— Begin DATA EXTRACT —
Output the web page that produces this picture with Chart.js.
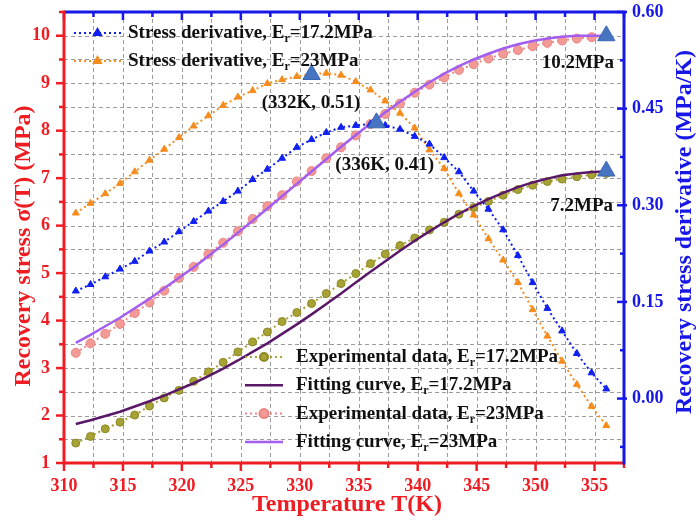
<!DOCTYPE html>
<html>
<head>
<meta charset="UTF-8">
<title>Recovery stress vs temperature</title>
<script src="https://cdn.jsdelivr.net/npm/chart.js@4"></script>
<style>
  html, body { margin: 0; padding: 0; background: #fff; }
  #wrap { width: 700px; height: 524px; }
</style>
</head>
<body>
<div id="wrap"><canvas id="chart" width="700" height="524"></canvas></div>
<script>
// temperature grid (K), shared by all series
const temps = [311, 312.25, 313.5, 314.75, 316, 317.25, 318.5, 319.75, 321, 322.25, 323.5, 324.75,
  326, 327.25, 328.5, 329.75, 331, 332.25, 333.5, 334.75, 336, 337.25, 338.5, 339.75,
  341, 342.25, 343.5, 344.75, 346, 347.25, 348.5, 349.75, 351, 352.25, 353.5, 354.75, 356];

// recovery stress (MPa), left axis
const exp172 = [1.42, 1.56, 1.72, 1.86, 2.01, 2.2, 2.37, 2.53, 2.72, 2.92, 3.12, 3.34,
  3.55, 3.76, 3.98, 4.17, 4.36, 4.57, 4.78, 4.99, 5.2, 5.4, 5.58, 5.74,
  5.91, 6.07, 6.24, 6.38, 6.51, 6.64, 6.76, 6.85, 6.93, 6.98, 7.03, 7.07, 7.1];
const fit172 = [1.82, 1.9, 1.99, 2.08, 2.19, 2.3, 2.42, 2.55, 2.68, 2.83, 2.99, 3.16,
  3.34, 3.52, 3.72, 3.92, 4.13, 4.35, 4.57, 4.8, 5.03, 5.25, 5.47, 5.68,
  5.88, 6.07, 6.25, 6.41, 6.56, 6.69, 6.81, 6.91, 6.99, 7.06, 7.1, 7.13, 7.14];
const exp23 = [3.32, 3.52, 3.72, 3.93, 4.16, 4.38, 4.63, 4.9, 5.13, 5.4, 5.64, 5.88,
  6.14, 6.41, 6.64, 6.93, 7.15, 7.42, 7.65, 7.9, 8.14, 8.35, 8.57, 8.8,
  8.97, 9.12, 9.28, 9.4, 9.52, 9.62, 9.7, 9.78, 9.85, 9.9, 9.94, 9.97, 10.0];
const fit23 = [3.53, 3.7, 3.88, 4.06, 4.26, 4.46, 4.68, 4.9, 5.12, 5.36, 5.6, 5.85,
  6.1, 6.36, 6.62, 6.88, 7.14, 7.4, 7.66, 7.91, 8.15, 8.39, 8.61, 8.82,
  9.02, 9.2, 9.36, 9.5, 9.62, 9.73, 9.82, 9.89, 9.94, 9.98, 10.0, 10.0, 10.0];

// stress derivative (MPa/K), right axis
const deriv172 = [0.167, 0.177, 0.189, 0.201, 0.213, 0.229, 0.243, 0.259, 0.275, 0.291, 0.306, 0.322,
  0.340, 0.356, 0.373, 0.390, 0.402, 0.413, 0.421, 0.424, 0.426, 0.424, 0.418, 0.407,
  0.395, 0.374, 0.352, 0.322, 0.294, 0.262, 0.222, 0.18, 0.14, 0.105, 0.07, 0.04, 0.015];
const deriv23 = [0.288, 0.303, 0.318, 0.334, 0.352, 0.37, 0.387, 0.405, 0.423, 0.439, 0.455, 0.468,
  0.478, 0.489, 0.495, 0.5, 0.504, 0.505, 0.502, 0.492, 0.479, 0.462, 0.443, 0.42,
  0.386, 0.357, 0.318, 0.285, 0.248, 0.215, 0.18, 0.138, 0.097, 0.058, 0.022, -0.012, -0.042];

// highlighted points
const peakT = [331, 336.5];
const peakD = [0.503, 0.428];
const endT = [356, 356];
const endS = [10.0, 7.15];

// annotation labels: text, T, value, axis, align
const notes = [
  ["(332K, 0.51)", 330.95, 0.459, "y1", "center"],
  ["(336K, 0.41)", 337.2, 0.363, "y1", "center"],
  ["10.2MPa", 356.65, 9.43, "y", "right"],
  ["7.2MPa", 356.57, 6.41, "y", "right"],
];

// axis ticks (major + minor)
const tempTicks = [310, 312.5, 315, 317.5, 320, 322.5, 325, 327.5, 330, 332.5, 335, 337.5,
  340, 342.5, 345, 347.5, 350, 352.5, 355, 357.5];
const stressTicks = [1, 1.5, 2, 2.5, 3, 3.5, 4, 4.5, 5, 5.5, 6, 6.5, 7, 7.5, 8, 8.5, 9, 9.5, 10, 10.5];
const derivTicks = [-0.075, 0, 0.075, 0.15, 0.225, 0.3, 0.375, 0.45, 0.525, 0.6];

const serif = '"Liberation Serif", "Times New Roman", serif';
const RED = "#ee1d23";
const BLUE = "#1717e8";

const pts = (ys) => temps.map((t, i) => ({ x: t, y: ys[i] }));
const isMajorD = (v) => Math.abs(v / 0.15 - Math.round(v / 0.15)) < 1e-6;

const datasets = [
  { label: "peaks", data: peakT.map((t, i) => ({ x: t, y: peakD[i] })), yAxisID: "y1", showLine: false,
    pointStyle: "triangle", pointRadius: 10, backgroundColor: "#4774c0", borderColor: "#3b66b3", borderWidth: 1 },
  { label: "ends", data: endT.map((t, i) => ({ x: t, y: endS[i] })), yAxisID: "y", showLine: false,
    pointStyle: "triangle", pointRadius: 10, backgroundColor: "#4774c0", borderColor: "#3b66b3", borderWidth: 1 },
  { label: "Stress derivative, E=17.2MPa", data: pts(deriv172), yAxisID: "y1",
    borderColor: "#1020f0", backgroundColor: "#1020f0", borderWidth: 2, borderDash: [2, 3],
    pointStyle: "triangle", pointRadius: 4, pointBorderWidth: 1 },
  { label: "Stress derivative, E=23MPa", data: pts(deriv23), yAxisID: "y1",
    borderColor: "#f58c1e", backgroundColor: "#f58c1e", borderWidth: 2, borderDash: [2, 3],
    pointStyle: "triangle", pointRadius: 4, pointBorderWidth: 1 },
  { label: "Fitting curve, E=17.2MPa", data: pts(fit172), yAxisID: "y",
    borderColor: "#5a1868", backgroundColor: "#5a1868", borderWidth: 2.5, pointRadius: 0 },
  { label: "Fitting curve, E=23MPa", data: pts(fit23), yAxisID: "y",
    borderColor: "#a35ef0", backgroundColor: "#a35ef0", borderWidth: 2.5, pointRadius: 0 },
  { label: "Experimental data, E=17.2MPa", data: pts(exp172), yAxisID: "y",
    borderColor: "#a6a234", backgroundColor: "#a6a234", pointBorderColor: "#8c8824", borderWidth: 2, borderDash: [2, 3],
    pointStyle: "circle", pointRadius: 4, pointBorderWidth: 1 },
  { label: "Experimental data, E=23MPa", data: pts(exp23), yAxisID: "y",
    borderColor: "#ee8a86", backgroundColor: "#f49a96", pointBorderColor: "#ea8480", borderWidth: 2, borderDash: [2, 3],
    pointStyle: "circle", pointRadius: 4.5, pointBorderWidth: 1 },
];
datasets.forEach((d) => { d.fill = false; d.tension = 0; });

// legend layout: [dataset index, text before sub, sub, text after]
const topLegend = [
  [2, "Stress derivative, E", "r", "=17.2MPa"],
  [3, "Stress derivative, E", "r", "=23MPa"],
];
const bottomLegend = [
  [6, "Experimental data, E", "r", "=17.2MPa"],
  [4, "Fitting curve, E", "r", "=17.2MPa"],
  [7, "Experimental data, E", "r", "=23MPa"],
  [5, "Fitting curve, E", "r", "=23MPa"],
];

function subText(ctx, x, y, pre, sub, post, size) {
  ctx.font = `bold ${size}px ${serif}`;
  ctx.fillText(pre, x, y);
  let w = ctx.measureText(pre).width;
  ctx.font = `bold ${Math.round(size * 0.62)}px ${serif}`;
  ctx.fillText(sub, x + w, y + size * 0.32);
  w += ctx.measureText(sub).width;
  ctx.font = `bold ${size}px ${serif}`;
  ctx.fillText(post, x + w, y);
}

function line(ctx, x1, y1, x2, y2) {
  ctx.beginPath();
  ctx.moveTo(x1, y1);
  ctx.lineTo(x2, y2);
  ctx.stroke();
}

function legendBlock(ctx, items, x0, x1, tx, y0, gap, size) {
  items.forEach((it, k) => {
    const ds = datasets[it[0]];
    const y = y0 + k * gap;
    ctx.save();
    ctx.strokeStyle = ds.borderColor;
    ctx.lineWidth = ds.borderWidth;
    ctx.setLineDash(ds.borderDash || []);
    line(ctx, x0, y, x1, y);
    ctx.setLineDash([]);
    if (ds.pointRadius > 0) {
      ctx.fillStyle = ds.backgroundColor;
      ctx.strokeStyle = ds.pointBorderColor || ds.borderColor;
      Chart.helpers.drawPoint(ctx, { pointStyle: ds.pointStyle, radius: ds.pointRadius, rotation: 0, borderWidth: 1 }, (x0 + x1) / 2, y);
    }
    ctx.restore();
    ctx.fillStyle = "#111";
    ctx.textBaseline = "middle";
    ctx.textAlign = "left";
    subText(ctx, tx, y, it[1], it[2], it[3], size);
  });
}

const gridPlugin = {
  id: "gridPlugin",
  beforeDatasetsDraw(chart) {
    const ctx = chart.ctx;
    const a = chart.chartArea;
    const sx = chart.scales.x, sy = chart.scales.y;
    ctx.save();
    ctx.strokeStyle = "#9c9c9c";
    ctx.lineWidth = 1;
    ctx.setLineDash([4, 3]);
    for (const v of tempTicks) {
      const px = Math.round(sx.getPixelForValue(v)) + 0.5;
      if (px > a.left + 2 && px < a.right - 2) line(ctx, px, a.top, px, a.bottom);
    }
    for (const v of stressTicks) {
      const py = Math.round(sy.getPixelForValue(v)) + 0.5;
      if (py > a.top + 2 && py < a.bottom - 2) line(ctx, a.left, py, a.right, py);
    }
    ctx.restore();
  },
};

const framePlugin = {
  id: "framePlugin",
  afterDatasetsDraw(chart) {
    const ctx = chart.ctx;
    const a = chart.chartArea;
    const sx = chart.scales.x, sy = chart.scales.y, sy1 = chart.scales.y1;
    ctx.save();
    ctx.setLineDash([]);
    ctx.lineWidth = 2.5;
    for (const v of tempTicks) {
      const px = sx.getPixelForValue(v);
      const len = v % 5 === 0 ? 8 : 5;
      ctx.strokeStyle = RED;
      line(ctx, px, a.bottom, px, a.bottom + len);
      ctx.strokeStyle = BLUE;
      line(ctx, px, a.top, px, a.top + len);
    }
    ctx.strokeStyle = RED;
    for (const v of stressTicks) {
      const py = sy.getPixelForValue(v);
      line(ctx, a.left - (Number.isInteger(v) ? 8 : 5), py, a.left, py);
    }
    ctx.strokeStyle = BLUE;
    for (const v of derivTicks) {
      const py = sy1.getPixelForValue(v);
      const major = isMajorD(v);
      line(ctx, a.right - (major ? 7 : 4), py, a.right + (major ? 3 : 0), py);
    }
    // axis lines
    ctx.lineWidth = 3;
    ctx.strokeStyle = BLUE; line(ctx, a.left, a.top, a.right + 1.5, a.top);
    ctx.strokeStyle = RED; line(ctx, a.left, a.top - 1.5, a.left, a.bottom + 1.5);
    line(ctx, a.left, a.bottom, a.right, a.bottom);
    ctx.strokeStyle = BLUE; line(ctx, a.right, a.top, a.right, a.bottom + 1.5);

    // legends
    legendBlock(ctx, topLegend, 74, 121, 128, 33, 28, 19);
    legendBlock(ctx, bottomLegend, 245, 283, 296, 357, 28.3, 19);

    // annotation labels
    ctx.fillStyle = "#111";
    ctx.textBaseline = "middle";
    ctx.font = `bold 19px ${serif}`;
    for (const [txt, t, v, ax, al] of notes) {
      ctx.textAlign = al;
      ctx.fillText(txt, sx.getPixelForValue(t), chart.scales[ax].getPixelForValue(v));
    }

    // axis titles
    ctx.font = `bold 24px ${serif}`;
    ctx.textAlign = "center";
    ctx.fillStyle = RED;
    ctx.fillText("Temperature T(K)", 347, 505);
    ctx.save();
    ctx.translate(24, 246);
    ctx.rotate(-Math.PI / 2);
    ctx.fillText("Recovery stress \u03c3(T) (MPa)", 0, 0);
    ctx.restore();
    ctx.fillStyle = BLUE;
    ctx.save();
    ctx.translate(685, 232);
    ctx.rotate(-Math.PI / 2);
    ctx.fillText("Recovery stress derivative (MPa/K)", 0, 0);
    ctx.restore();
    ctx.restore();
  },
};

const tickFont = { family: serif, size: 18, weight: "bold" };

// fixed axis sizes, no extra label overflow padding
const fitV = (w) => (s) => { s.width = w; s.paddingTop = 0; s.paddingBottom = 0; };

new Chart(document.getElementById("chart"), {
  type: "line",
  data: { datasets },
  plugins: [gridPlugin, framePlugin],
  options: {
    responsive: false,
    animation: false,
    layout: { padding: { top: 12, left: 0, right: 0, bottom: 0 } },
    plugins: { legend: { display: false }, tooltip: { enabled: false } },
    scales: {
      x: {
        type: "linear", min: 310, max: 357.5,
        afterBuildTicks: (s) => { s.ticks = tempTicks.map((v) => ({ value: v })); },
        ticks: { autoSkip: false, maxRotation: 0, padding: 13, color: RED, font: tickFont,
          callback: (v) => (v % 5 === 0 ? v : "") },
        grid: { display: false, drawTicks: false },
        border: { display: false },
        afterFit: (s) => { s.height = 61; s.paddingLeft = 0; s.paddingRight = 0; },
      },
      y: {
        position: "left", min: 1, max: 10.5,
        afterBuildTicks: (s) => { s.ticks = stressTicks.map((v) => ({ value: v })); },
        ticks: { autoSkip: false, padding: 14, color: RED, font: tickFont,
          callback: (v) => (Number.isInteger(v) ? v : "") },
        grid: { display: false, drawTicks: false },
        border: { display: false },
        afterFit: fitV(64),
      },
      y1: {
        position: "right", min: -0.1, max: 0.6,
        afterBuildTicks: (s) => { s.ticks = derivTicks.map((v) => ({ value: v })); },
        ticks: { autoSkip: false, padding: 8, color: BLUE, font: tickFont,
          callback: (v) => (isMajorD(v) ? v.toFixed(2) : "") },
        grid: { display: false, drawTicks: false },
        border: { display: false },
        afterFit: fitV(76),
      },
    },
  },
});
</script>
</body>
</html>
— End DATA EXTRACT —
Everything from the first line to the line with "10.0, 10.0, 10.0];" must be repeated exactly, and nothing else. Leave the pictures out.

Output the web page that produces this picture with Chart.js.
<!DOCTYPE html>
<html>
<head>
<meta charset="UTF-8">
<title>Recovery stress vs temperature</title>
<script src="https://cdn.jsdelivr.net/npm/chart.js@4"></script>
<style>
  html, body { margin: 0; padding: 0; background: #fff; }
  #wrap { width: 700px; height: 524px; }
</style>
</head>
<body>
<div id="wrap"><canvas id="chart" width="700" height="524"></canvas></div>
<script>
// temperature grid (K), shared by all series
const temps = [311, 312.25, 313.5, 314.75, 316, 317.25, 318.5, 319.75, 321, 322.25, 323.5, 324.75,
  326, 327.25, 328.5, 329.75, 331, 332.25, 333.5, 334.75, 336, 337.25, 338.5, 339.75,
  341, 342.25, 343.5, 344.75, 346, 347.25, 348.5, 349.75, 351, 352.25, 353.5, 354.75, 356];

// recovery stress (MPa), left axis
const exp172 = [1.42, 1.56, 1.72, 1.86, 2.01, 2.2, 2.37, 2.53, 2.72, 2.92, 3.12, 3.34,
  3.55, 3.76, 3.98, 4.17, 4.36, 4.57, 4.78, 4.99, 5.2, 5.4, 5.58, 5.74,
  5.91, 6.07, 6.24, 6.38, 6.51, 6.64, 6.76, 6.85, 6.93, 6.98, 7.03, 7.07, 7.1];
const fit172 = [1.82, 1.9, 1.99, 2.08, 2.19, 2.3, 2.42, 2.55, 2.68, 2.83, 2.99, 3.16,
  3.34, 3.52, 3.72, 3.92, 4.13, 4.35, 4.57, 4.8, 5.03, 5.25, 5.47, 5.68,
  5.88, 6.07, 6.25, 6.41, 6.56, 6.69, 6.81, 6.91, 6.99, 7.06, 7.1, 7.13, 7.14];
const exp23 = [3.32, 3.52, 3.72, 3.93, 4.16, 4.38, 4.63, 4.9, 5.13, 5.4, 5.64, 5.88,
  6.14, 6.41, 6.64, 6.93, 7.15, 7.42, 7.65, 7.9, 8.14, 8.35, 8.57, 8.8,
  8.97, 9.12, 9.28, 9.4, 9.52, 9.62, 9.7, 9.78, 9.85, 9.9, 9.94, 9.97, 10.0];
const fit23 = [3.53, 3.7, 3.88, 4.06, 4.26, 4.46, 4.68, 4.9, 5.12, 5.36, 5.6, 5.85,
  6.1, 6.36, 6.62, 6.88, 7.14, 7.4, 7.66, 7.91, 8.15, 8.39, 8.61, 8.82,
  9.02, 9.2, 9.36, 9.5, 9.62, 9.73, 9.82, 9.89, 9.94, 9.98, 10.0, 10.0, 10.0];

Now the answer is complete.